- Record set:

^^^^^^^^

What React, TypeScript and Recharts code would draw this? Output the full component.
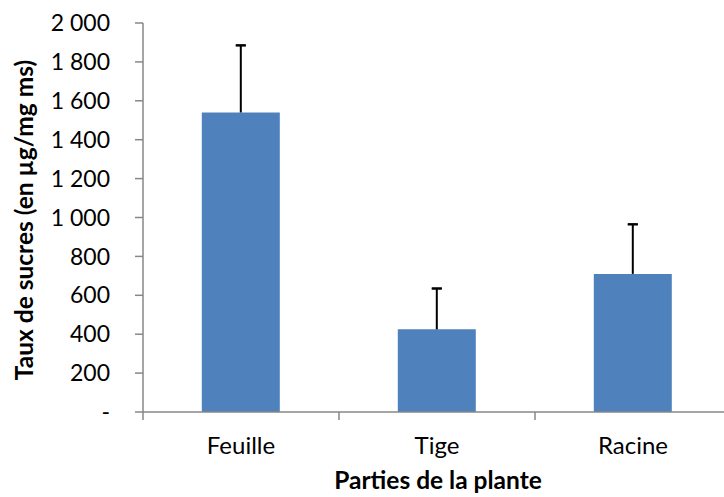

^^^^^^^^

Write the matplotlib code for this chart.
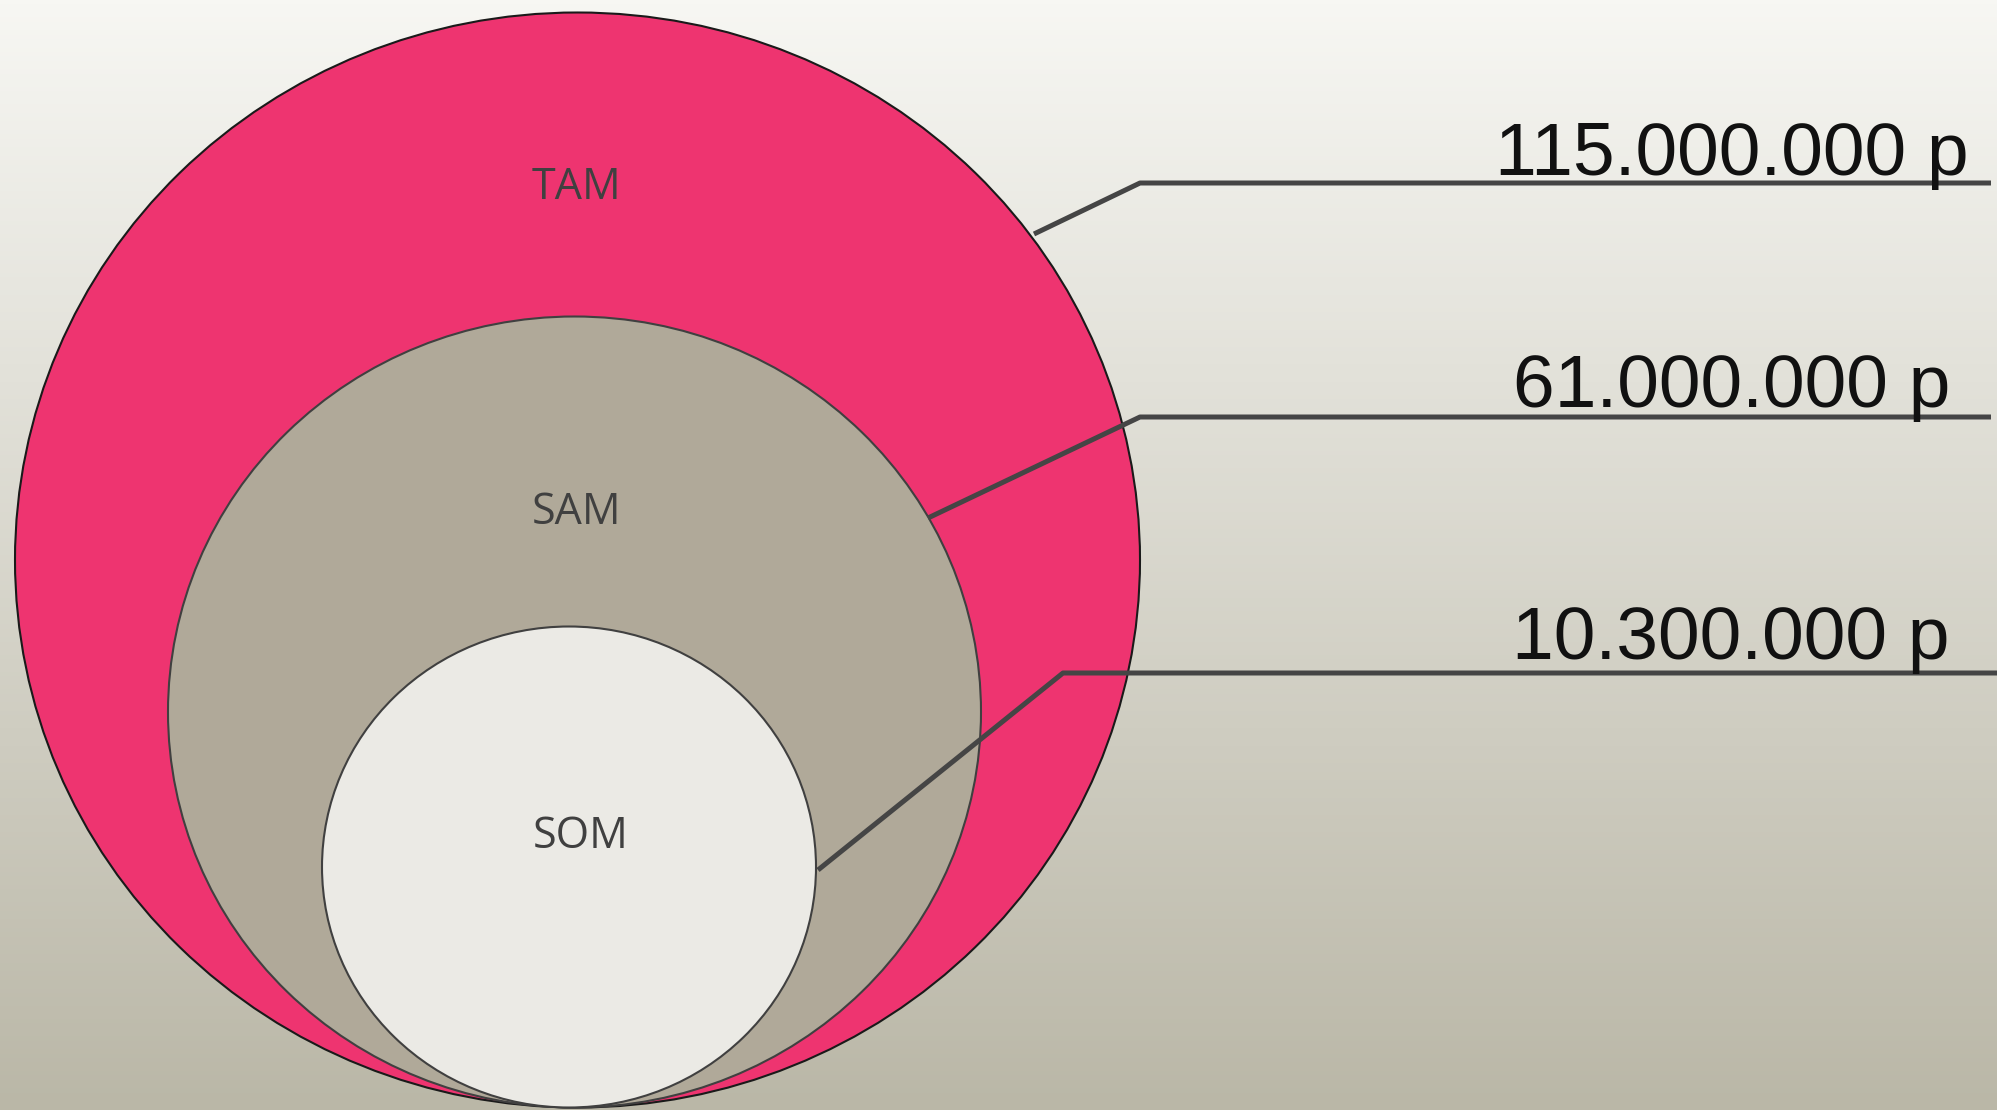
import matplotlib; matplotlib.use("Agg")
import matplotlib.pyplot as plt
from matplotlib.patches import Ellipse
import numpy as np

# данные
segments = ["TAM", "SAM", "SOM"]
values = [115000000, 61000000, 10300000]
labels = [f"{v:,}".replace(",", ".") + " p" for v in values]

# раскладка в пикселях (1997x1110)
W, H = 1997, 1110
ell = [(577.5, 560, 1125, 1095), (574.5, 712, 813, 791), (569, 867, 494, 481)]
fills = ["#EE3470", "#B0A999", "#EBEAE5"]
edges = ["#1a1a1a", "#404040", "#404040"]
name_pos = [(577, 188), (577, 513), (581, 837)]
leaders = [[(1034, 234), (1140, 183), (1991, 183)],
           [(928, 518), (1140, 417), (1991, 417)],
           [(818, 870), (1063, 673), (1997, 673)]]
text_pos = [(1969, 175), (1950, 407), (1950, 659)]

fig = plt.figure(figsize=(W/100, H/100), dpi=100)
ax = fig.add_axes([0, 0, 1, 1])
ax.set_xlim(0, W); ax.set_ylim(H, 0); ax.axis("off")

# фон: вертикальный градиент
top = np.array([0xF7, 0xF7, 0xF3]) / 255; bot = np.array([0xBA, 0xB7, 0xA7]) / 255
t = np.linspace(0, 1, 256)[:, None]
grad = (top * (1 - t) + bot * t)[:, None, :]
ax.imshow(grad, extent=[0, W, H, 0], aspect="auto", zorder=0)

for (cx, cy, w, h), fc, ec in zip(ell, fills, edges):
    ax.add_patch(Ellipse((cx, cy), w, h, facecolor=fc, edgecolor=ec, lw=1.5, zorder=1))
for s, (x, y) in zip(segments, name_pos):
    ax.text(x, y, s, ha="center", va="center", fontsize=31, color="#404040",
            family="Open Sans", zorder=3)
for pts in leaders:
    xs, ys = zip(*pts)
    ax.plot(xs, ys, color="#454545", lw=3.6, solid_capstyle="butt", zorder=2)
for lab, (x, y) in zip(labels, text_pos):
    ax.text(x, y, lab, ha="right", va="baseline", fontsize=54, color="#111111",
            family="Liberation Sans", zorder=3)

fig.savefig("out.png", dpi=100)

^^^^^^^^

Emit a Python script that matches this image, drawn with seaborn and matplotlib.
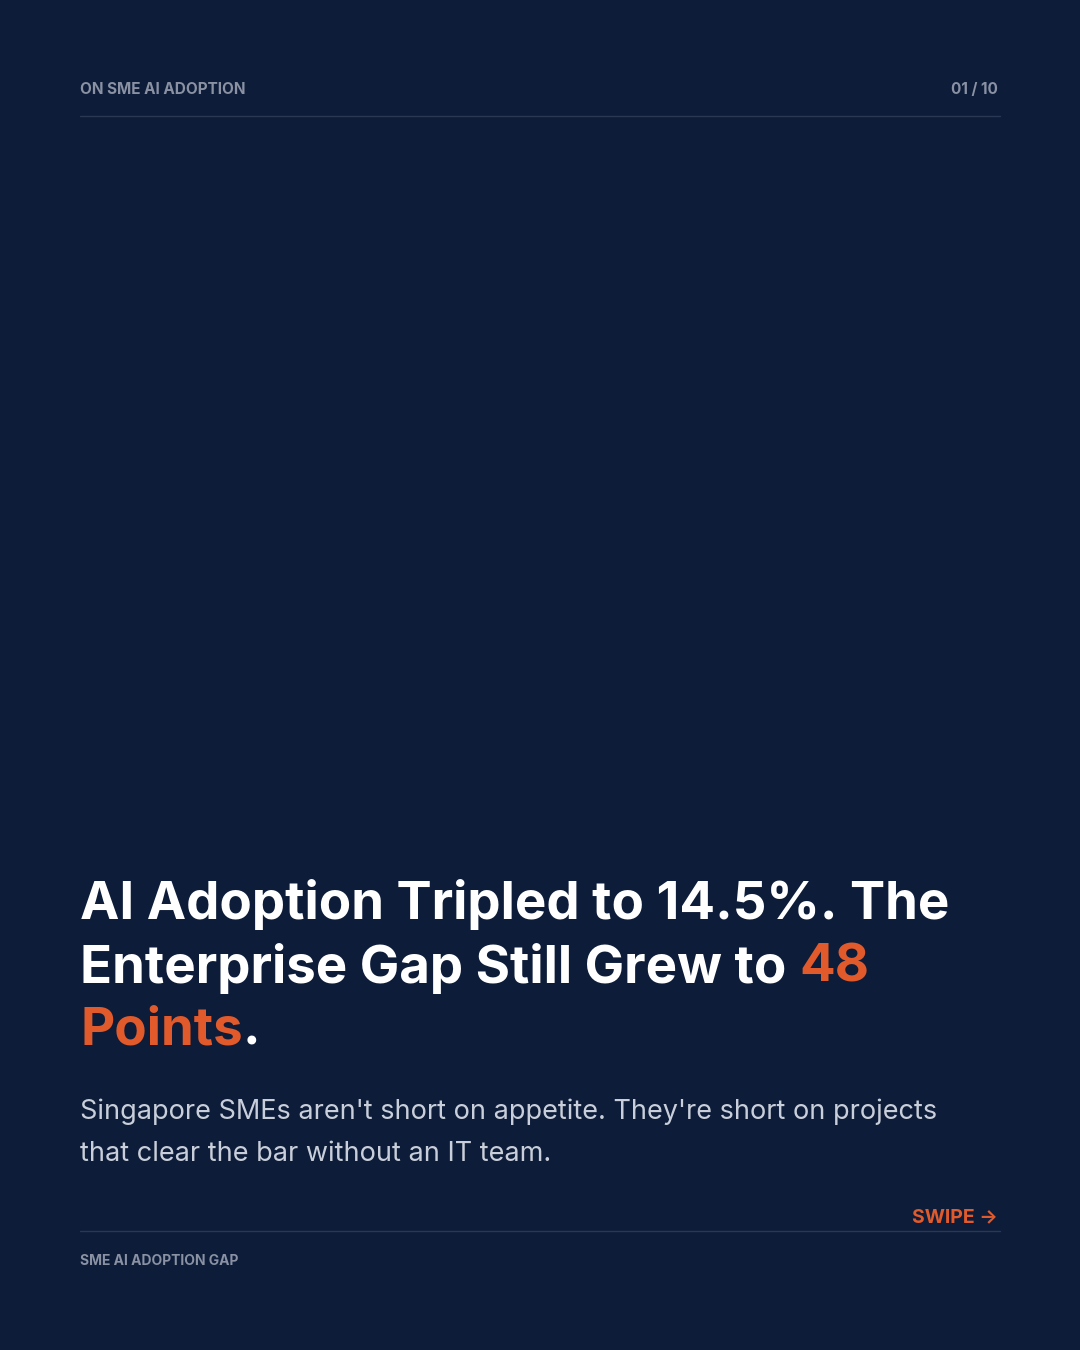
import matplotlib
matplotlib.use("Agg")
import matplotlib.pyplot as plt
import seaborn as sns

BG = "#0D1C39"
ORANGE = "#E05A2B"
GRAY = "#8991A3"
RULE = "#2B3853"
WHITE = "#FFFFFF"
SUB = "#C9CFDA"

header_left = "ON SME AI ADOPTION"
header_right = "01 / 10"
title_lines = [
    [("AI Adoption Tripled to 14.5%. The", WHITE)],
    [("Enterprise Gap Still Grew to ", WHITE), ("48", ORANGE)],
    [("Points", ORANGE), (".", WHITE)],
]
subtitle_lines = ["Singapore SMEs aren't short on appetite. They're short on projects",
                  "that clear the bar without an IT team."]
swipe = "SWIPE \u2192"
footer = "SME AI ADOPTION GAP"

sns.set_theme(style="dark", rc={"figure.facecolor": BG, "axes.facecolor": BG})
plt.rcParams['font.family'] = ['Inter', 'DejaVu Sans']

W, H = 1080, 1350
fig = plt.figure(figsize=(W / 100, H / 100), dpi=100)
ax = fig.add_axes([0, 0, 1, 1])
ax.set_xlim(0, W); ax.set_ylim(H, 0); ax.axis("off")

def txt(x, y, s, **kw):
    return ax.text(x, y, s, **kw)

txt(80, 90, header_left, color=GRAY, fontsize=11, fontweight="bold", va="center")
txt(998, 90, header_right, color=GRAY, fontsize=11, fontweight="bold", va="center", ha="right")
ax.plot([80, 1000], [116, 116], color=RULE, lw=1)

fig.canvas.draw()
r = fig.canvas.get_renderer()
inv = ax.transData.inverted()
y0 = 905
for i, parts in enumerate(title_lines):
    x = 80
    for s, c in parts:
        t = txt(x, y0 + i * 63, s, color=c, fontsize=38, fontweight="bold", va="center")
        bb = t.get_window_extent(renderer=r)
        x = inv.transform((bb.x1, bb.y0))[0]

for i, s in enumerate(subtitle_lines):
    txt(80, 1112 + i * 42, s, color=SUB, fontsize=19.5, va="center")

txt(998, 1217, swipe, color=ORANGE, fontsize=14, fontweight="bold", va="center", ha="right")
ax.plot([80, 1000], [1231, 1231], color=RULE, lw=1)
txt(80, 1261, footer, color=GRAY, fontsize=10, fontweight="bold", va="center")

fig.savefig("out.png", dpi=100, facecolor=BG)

^^^^^^^^

- Task requirements:
Above are some records. Output exactly the lines from the one that contains "Emit a Python" to the one that contains "ax.plot([80, 1000], [116, 116], color=RULE, lw=1)", keeping both, and omit the pictures.

- Solution:
Emit a Python script that matches this image, drawn with seaborn and matplotlib.
import matplotlib
matplotlib.use("Agg")
import matplotlib.pyplot as plt
import seaborn as sns

BG = "#0D1C39"
ORANGE = "#E05A2B"
GRAY = "#8991A3"
RULE = "#2B3853"
WHITE = "#FFFFFF"
SUB = "#C9CFDA"

header_left = "ON SME AI ADOPTION"
header_right = "01 / 10"
title_lines = [
    [("AI Adoption Tripled to 14.5%. The", WHITE)],
    [("Enterprise Gap Still Grew to ", WHITE), ("48", ORANGE)],
    [("Points", ORANGE), (".", WHITE)],
]
subtitle_lines = ["Singapore SMEs aren't short on appetite. They're short on projects",
                  "that clear the bar without an IT team."]
swipe = "SWIPE \u2192"
footer = "SME AI ADOPTION GAP"

sns.set_theme(style="dark", rc={"figure.facecolor": BG, "axes.facecolor": BG})
plt.rcParams['font.family'] = ['Inter', 'DejaVu Sans']

W, H = 1080, 1350
fig = plt.figure(figsize=(W / 100, H / 100), dpi=100)
ax = fig.add_axes([0, 0, 1, 1])
ax.set_xlim(0, W); ax.set_ylim(H, 0); ax.axis("off")

def txt(x, y, s, **kw):
    return ax.text(x, y, s, **kw)

txt(80, 90, header_left, color=GRAY, fontsize=11, fontweight="bold", va="center")
txt(998, 90, header_right, color=GRAY, fontsize=11, fontweight="bold", va="center", ha="right")
ax.plot([80, 1000], [116, 116], color=RULE, lw=1)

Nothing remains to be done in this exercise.